World Business Lenders (WBL) has compiled an elite list of “Board of Managers” for the AACF. The list consists of high-profile individuals with political, business, spiritual, and athletic backgrounds who will reach out to local chambers to affiliate with.

 

Also known as advisory board members, they include U.S. Congressman Ed Towns (D-NY), Washington, D.C. Archbishop David J. Billings III, World Business Lenders CEO/Founder Doug Nadius, as well as Bob Beamon and Jackie Joyner Kersee, both Olympic gold medalists.

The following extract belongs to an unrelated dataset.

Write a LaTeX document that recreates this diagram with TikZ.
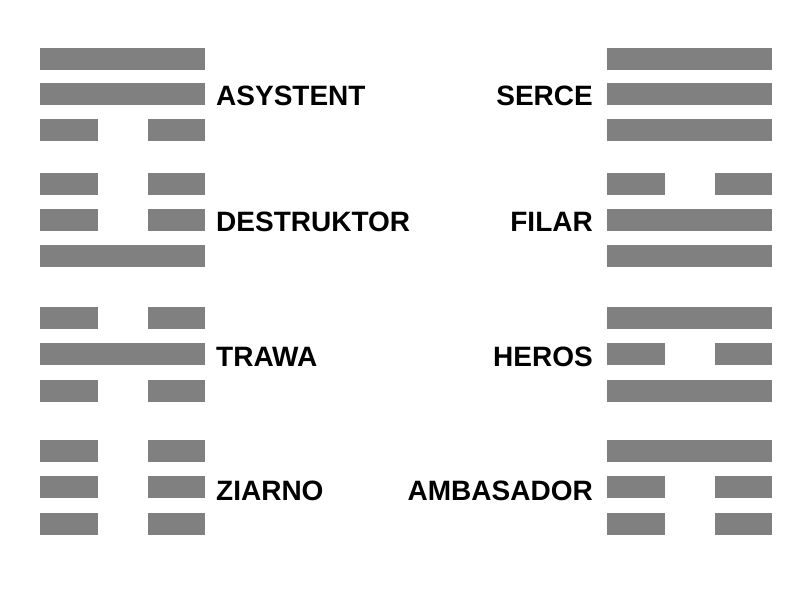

Derrick Chambers, program manager of AACF/WBL, is a former NFL player for the Jacksonville Jaguars.

 

Organizers report there are currently 2.6 million black-owned businesses in the United States, employing 975,000 workers across the nation and generating $150 billion in annual receipts.

 

“Clearly, African American entrepreneurs are a driving force in our nation’s economy but, like all minority groups, they have more difficulty getting access to capital,” Bishop Billings, Fund Vice Chairman stated publicly earlier this year. “Our goal is to ensure that the opportunity to thrive is available to every single one of these entrepreneurs who want to create more economic growth for our communities.”

 

An alternative lender, WBL allows borrowers to use real estate as collateral to get short-term business loans. Its AACF unit can make unsecured loans based on the guidance and insight borrowers receive from a local chamber. The bottom line is borrowers can pursue loans they might not from traditional lenders like banks.

 

Currently, the AACF has launched the program with the African American Chamber of Commerce of New Jersey, the Greater Harlem Chamber of Commerce in New York, and the Caribbean Chamber of Commerce and Industry in Brooklyn, New York.

 

The AACF is in talks with other black chambers nationally, including the Illinois Black Chamber of Commerce in Chicago and the Mississippi Black Chamber of Commerce in Jackson to affiliate with the fund, Chambers says. He added the AAFC will also determine whether to make loans to black businesses at a local chamber outside of their business location.

 

AACF borrowers can seek loans ranging from $25,000 to $2 million. Chambers figures the average size of a typical loan will be from $25,000 to $100,000. He added the criteria to receive a loan will be based on an interview about the applicant’s financial background, why they need the loan, and other factors. Loan participants can use the money for business purposes, including buying equipment, inventory, as well as cash flow for payroll.